MODELING PLASTIC DEFORMATION AROUND A THRUST FAULT ASPERITY USING A MODIFIED SQUEEZEBOX DESIGN AND A WAX ANALOG

We have designed and built a new analog modeling rig in order to replicate the kinematics of a plastically deforming body of rock as it encounters a deep fault asperity within a thrust zone by modifying the traditional squeezebox design. While the typical classic squeezebox utilizes sand to demonstrate brittle, Mohr-Coulomb style deformations, our modified squeezebox utilizes a viscoplastic wax analog, consisting of white spherical strain markers “cemented” into a lower melting temperature black matrix, in order to model the ductile behavior of rock within the high temperature and pressure environments of deep thrust fault settings.
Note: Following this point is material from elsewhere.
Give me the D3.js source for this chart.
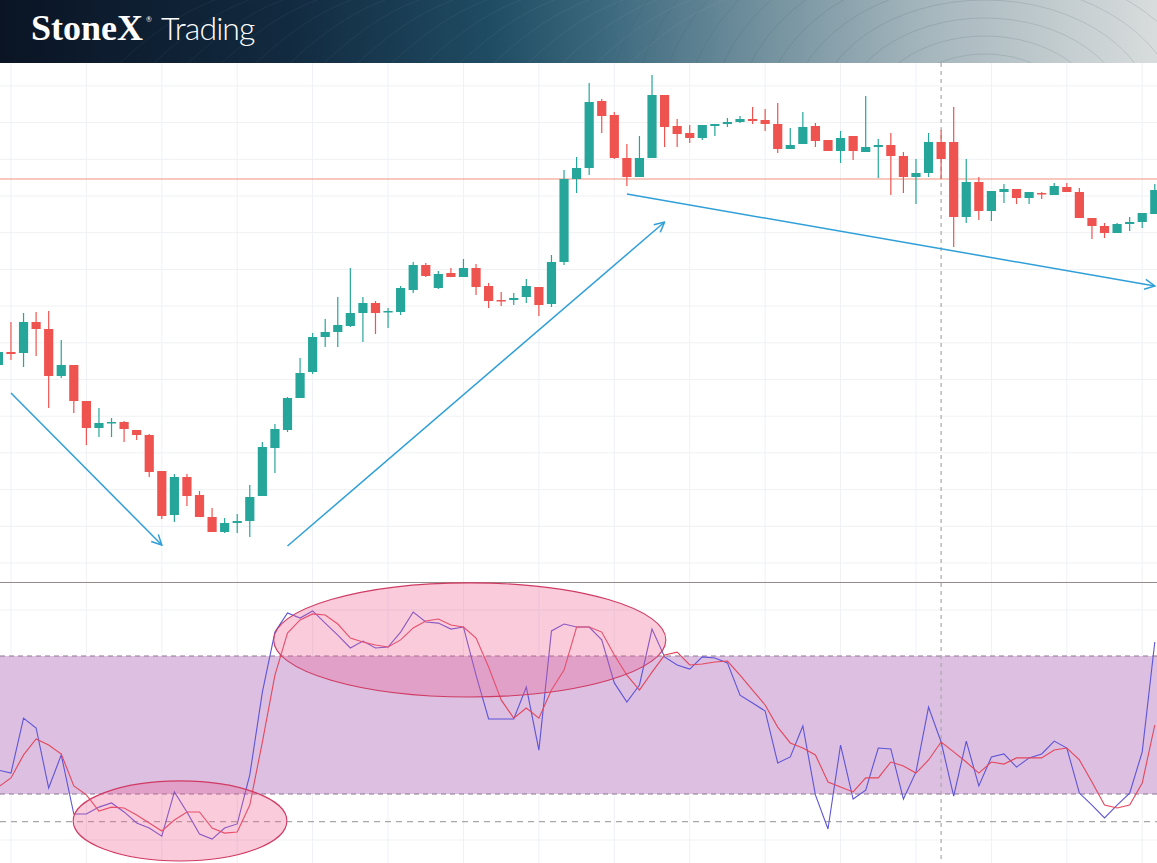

Our squeezebox rig is composed of a reservoir, made from 0.25-inch aluminum plating with a molded polyurethane push-plate at one end. A trailer jack, equipped with a stepper motor to ensure a constant displacement rate, drives the push-plate forward. Plastic deformation is facilitated by the addition of heating elements lining the underside and exterior walls of the aluminum reservoir. An asperity, fashioned out of aluminum, is secured to the floor of the squeezebox reservoir. The additional overburden of rock is simulated using water filled bladders resting on the upper surface of the fused wax block.

A complete dataset consists of three separate experimental runs where each of the blocks of wax are sectioned along one of three mutually perpendicular planes. Three-dimensional strain analysis can then employed by tracing a large number of the deformed wax strain markers. These two-dimensional datasets will be combined to yield a high resolution distribution of the three-dimensional strain ellipsoids.

As expected, changing the strain rate and temperature conditions has significant impact on the material properties. Further experimentations are anticipated to document the amount of material flow perpendicular to the compression direction in the vicinity of the asperity, and how exactly that local non-plane strain deformation is ultimately balanced within the larger scale flowing body in a system with nonmoving lateral boundaries. We hypothesize that the major factor contributing to whether slip continues on an existing fault versus the initiation of a new fault is associated with the local strains associated with fault surface irregularities.